Dr. Wood. Your ability to summarise is about as convincing as your Glaswegian. I knew Phil fairly well and like many others, frequently had to ask him to dum down his arguments due to his genius. We all miss him and quite what point you are trying to make by repeating where he died, I just don't know.

I do read your letters in the Western Mail and as someone who feels so passionate about your subject, why not get an article in there? You clearly have something to say and it beats reading about what the Welsh rugby team's WAGs are wearing.

Dr. Christopher Wood said...

Ian> a summary for you: Plaid Cymru literally put a brothel ahead of protecting Welsh Intellectual Property.

Ian Titherington said...

Dr. Wood. A rather silly and undignified comment that is hardly likely to appeal to any politican in Wales. I suspect that your attidude may well explain the inability to communicate your message.

Dr. Christopher Wood said...

Ian> so your pattern is revealed, “attack the messenger” with the disingenuous hope that the critically important message will go away. Is it your view that Wales should not develop its intellectual property to make Wales the independent nation it deserves to be?

Plaid claim they are for a more independent Wales, yet they ignore the issue of protecting Welsh Intellectual Property. It’s not property until it is protected. Right now Wales is bleeding its future tax base. The opportunity cost is very high indeed. If I sound frustrated sometimes is it because it is very difficult watching Wales being so mismanaged?

Plaid Cymru is in denial about the state of the Welsh economy, as Professor Dylan Jones-Evans recently wrote, “Yet again, we are witnessing the old political trick of spinning one selective positive statistic which suits a government’s immediate needs, whilst the overall state of the Welsh economy is conveniently ignored.” (“The Ostrich and the Phoenix”.)

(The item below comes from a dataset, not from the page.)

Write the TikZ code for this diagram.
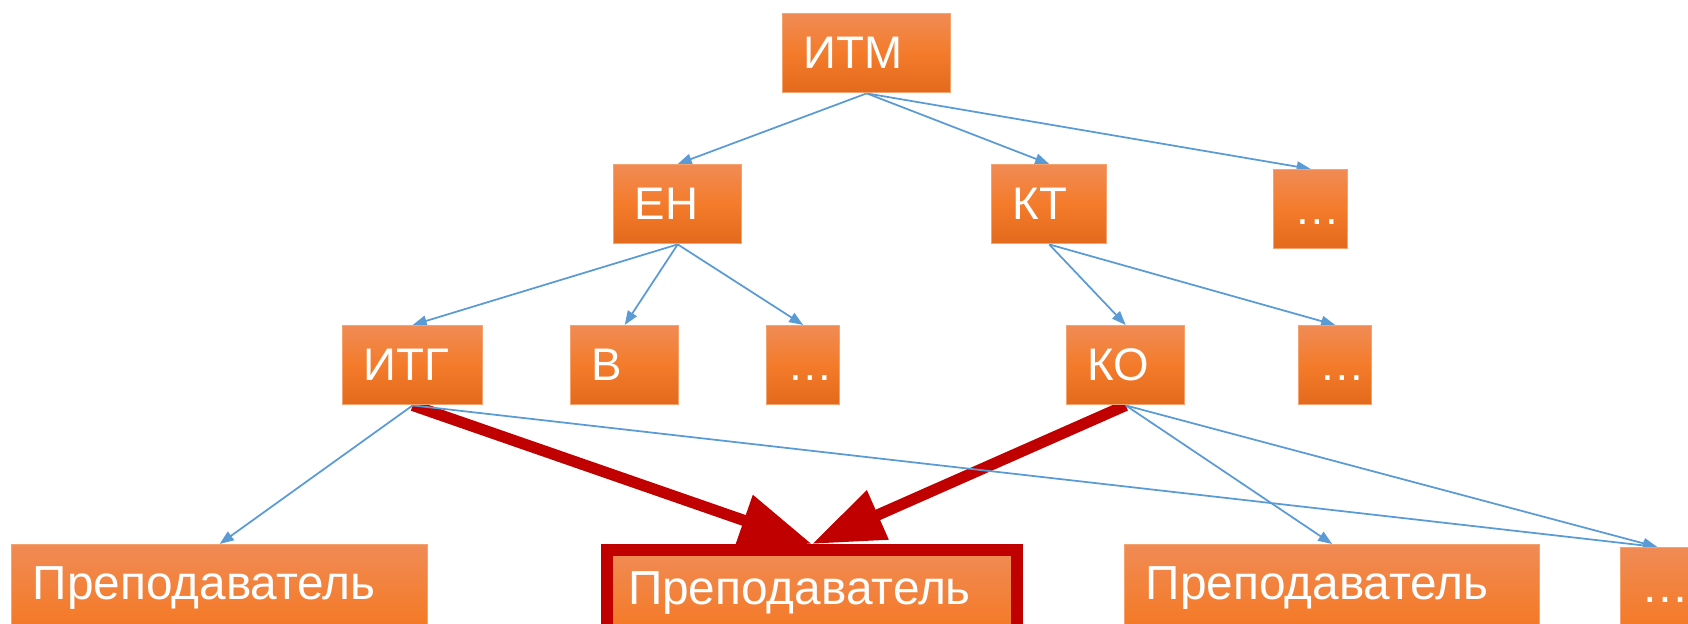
\documentclass[tikz,border=0pt]{standalone}
\usepackage{fontspec}
\setmainfont{Liberation Sans}
\usepackage{xcolor}
\usepackage{tikz}
\usetikzlibrary{arrows.meta,backgrounds}
\definecolor{cTop}{HTML}{F08B55}
\definecolor{cMid}{HTML}{F47B2A}
\definecolor{cBot}{HTML}{E36A1C}
\definecolor{cEdge}{HTML}{F4A36E}
\definecolor{cBlue}{HTML}{5B9BD5}
\definecolor{cRed}{HTML}{C00000}
\tikzset{
  unit/.style={draw=cEdge,line width=0.8pt,top color=cTop,bottom color=cBot,middle color=cMid,anchor=north west,align=left,text width=#1,inner xsep=0.42cm,inner ysep=0pt,text height=1.1cm,text depth=0.48cm,text=white,font=\fontsize{26}{30}\selectfont},
  tall/.style={text depth=1.8cm,font=\fontsize{27.2}{31}\selectfont},
  arr/.style={-{Triangle[length=8pt,width=6pt]},line width=1pt,color=cBlue},
  harr/.style={-{Triangle[length=41pt,width=29pt]},line width=6.4pt,color=cRed},
}

\begin{document}
\begin{tikzpicture}[x=0.02cm,y=-0.02cm]
  \useasboundingbox (0,0) rectangle (1688,624);
  \clip (0,0) rectangle (1688,624);
  \node[unit=2.52cm] (itm) at (782,13) {ИТМ};
  \node[unit=1.72cm] (en) at (613,164) {ЕН};
  \node[unit=1.46cm] (kt) at (991,164) {КТ};
  \node[unit=0.64cm] (etc1) at (1273,169) {\ldots};
  \node[unit=1.96cm] (itg) at (342,325) {ИТГ};
  \node[unit=1.32cm] (v) at (570,325) {В};
  \node[unit=0.62cm] (etc2) at (766,325) {\ldots};
  \node[unit=1.52cm] (ko) at (1066,325) {КО};
  \node[unit=0.62cm] (etc3) at (1298,325) {\ldots};
  \node[unit=7.48cm,tall] (prep1) at (11,544) {Преподаватель};
  \node[unit=7.36cm,tall,draw=cRed,line width=0.24cm] (prep2) at (601,544) {Преподаватель};
  \node[unit=7.46cm,tall] (prep3) at (1124,544) {Преподаватель};
  \node[unit=0.62cm,tall] (etc4) at (1620,547) {\ldots};
  \begin{scope}[on background layer]
    \draw[harr] (itg.south) -- (prep2.north);
    \draw[harr] (ko.south) -- (prep2.north);
    \draw[arr] (itm.south) -- (en.north);
    \draw[arr] (itm.south) -- (kt.north);
    \draw[arr] (itm.south) -- (etc1.north);
    \draw[arr] (en.south) -- (itg.north);
    \draw[arr] (en.south) -- (v.north);
    \draw[arr] (en.south) -- (etc2.north);
    \draw[arr] (kt.south) -- (ko.north);
    \draw[arr] (kt.south) -- (etc3.north);
    \draw[arr] (itg.south) -- (prep1.north);
    \draw[arr] (itg.south) -- (etc4.north);
    \draw[arr] (ko.south) -- (prep3.north);
    \draw[arr] (ko.south) -- (etc4.north);
  \end{scope}
\end{tikzpicture}
\end{document}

Professor Dylan Jones-Evans adds:

“We (Wales) have the lowest amount of R&D private sector spending of any UK region, the lowest mean weekly full-time earnings in the UK and, only a few days ago, productivity per job in Wales was revealed to be lower than any other part of the UK. Thousands of well-paid manufacturing jobs have been lost and the amount of capital expenditure being brought into Wales by foreign firms - the most important component in improving productivity - has declined.

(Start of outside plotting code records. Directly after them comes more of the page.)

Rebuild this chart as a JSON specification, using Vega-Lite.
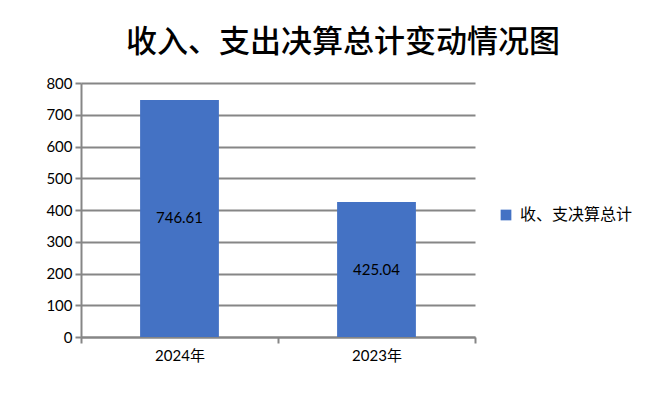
{
  "$schema": "https://vega.github.io/schema/vega-lite/v6.json",
  "width": 394,
  "height": 254,
  "autosize": {"type": "none"},
  "padding": {"left": 81, "top": 83, "right": 193, "bottom": 59},
  "background": "white",
  "config": {"view": {"stroke": null}},
  "title": {
    "text": "收入、支出决算总计变动情况图",
    "font": "Noto Sans CJK SC",
    "fontSize": 31,
    "fontWeight": 500,
    "color": "#000000",
    "anchor": "middle",
    "dx": 65,
    "offset": 17
  },
  "data": {
    "values": [
      {"year": "2024年", "value": 746.61, "series": "收、支决算总计"},
      {"year": "2023年", "value": 425.04, "series": "收、支决算总计"}
    ]
  },
  "encoding": {
    "x": {
      "field": "year",
      "type": "nominal",
      "sort": null,
      "scale": {"paddingInner": 0, "paddingOuter": 0},
      "axis": {
        "title": null,
        "labelAngle": 0,
        "tickBand": "extent",
        "domainColor": "#868686",
        "domainWidth": 2,
        "tickColor": "#868686",
        "tickWidth": 2,
        "tickSize": 6,
        "labelFont": "Lato, Noto Sans CJK SC",
        "labelFontSize": 15,
        "labelColor": "#000000",
        "labelPadding": 5
      }
    }
  },
  "layer": [
    {
      "mark": {"type": "bar", "width": {"band": 0.4}, "color": "#4472C4"},
      "encoding": {
        "y": {
          "field": "value",
          "type": "quantitative",
          "scale": {"domain": [0, 800], "nice": false},
          "axis": {
            "title": null,
            "values": [0, 100, 200, 300, 400, 500, 600, 700, 800],
            "labelOverlap": false,
            "grid": true,
            "gridColor": "#868686",
            "gridWidth": 2,
            "domainColor": "#868686",
            "domainWidth": 2,
            "tickColor": "#868686",
            "tickWidth": 2,
            "tickSize": 6,
            "labelFont": "Lato",
            "labelFontSize": 15,
            "labelColor": "#000000",
            "labelPadding": 3
          }
        },
        "color": {
          "field": "series",
          "type": "nominal",
          "scale": {"range": ["#4472C4"]},
          "legend": {
            "title": null,
            "orient": "none",
            "legendX": 417,
            "legendY": 124,
            "symbolType": "square",
            "symbolSize": 115,
            "symbolStrokeWidth": 0,
            "labelFont": "Noto Sans CJK SC",
            "labelFontSize": 16,
            "labelColor": "#000000",
            "labelOffset": 6
          }
        }
      }
    },
    {
      "transform": [{"calculate": "datum.value / 2", "as": "mid"}],
      "mark": {"type": "text", "font": "Lato", "fontSize": 15, "color": "#000000"},
      "encoding": {
        "y": {
          "field": "mid",
          "type": "quantitative",
          "axis": {
            "title": null,
            "values": [0, 100, 200, 300, 400, 500, 600, 700, 800],
            "labelOverlap": false,
            "grid": true,
            "gridColor": "#868686",
            "gridWidth": 2,
            "domainColor": "#868686",
            "domainWidth": 2,
            "tickColor": "#868686",
            "tickWidth": 2,
            "tickSize": 6,
            "labelFont": "Lato",
            "labelFontSize": 15,
            "labelColor": "#000000",
            "labelPadding": 3
          }
        },
        "text": {"field": "value", "type": "quantitative", "format": ".2f"}
      }
    }
  ]
}
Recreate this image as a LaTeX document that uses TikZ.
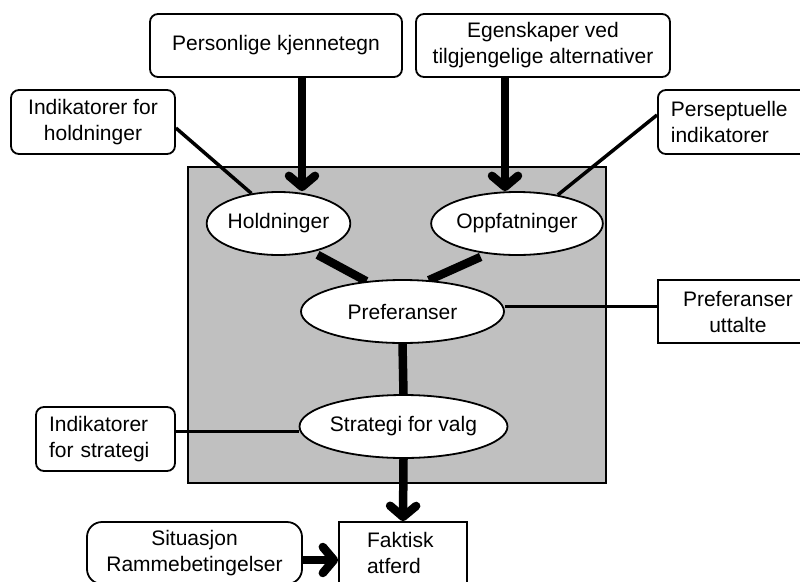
\documentclass[tikz,border=0pt]{standalone}
\usepackage{fontspec}
\setmainfont{Liberation Sans}
\usetikzlibrary{arrows.meta,shapes.geometric}
\pgfdeclarelayer{bg}
\pgfdeclarelayer{mid}
\pgfsetlayers{bg,mid,main}
\tikzset{
  txt/.style={font=\fontsize{21}{26}\selectfont},
  rbox/.style={txt, draw, line width=1.8pt, fill=white, rounded corners=8pt, inner sep=0pt, align=center},
  sbox/.style={txt, draw, line width=1.8pt, fill=white, inner sep=0pt, align=center},
  oval/.style={txt, ellipse, draw, line width=1.8pt, fill=white, inner sep=0pt, minimum height=63pt},
  thin/.style={line width=3.5pt},
  thick/.style={line width=8.5pt},
  bigarrow/.style={line width=8.5pt, -{Straight Barb[length=11pt,width=26pt,round]}},
}
\begin{document}
\begin{tikzpicture}[x=1pt,y=-1pt]
\useasboundingbox (0,0) rectangle (800,581);

% ellipses
\node[oval, minimum width=131pt] (hold) at (278.5,223.5) {Holdninger};
\node[oval, minimum width=152pt] (opp) at (517,223.5) {Oppfatninger};
\node[oval, minimum width=203pt] (pref) at (402.5,311.5) {Preferanser};
\node[oval, minimum width=203pt] (strat) at (403.5,426.5) {Strategi for valg};

% boxes
\node[rbox, minimum width=252pt, minimum height=63pt] (pk) at (276,45.5) {Personlige kjennetegn};
\node[rbox, minimum width=254pt, minimum height=63pt] (eg) at (543,45.5) {Egenskaper ved\\tilgjengelige alternativer};
\node[rbox, minimum width=164pt, minimum height=64pt] (ih) at (93,122) {Indikatorer for\\holdninger};
\node[rbox, anchor=west, text width=134pt, inner xsep=13pt, minimum height=64pt, align=left] (ps) at (657,122) {Perseptuelle\\indikatorer};
\node[sbox, anchor=west, minimum width=160pt, minimum height=63pt] (pu) at (657,311.5) {Preferanser\\uttalte};
\node[rbox, text width=113pt, inner xsep=13pt, minimum height=64pt, align=left] (is) at (105.5,439) {Indikatorer\\for strategi};
\node[sbox, text width=72pt, inner xsep=28pt, minimum height=62pt, align=left] (fak) at (403,553) {Faktisk\\atferd};
\node[rbox, rounded corners=15pt, minimum width=215pt, minimum height=62pt] (sit) at (194.5,553) {Situasjon\\Rammebetingelser};

% grey panel
\begin{pgfonlayer}{bg}
\node[draw, line width=1.8pt, fill={rgb,255:red,192;green,192;blue,192}, inner sep=0pt, minimum width=418pt, minimum height=316pt] (panel) at (397,325) {};
\end{pgfonlayer}

\begin{pgfonlayer}{mid}
\draw[bigarrow] ([xshift=26pt]pk.south) -- ([xshift=26pt]pk.south |- hold.north);
\draw[bigarrow] ([xshift=-38pt]eg.south) -- ([xshift=-38pt]eg.south |- opp.north);
\draw[thin] ([yshift=-6pt]ih.east) -- (hold.132);
\draw[thin] ([yshift=7pt]ps.west) -- (opp.35);
\draw[thick] ([yshift=-4pt]hold.-35) -- (pref.140);
\draw[thick] ([yshift=-4pt]opp.-141) -- (pref.50);
\draw[thin] ([yshift=5pt]pref.east) -- ([yshift=5pt]pref.east -| pu.west);
\draw[thick] (pref.south) -- (strat.north);
\draw[thin] ([yshift=-5pt]strat.west) -- ([yshift=-5pt]strat.west -| is.east);
\draw[bigarrow] (strat.south) -- (fak.north);
\draw[bigarrow] ([yshift=-7pt]sit.east) -- ([yshift=-7pt]sit.east -| fak.west);
\end{pgfonlayer}
\end{tikzpicture}
\end{document}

That is hardly the foundation for a strong knowledge-based economy and even the one bright light on our innovation potential, namely the university sector, is facing massive cutbacks as the number of applicants to Welsh institutions has taken a dramatic fall of over ten per cent since last year (as opposed to a seven per cent increase across the UK).”

Peter Hain has recently commented that Wales’s priorities should be, inter alia: “securing graduate retention” and “competing in the high added-value areas, like financial services, electronics, nanotechnology, biosciences, molecular mechanics and ICT, with many more start-ups and high-tech businesses. Many of these “start-ups and high-tech businesses” can only happen if the associated Intellectual Property (IP) is patent protected.

Absent IP protection there is no IP.

No outside business answerable to shareholders is going to commercially develop a new idea or discovery if it isn’t protected in some way (usually through the venue of patent protection).

The stats clearly show that Wales’s universities, with one notable exception, are underperforming in this regard and the government must take responsibility for this ongoing intellectual property leakage.

Plaid Cymru are in government so they are now responsible for allowing this leakage to continue.

Dr. Christopher Wood said...

... and Ian, I stand by my statement, Plaid Cymru literally put a brothel ahead of protecting Welsh intellectual property. That's how much Plaid Cymru values Welsh Intellectual Property - I hope they take action to stop Welsh IP leakage. It's not Welsh Intellectual Property until it is protected.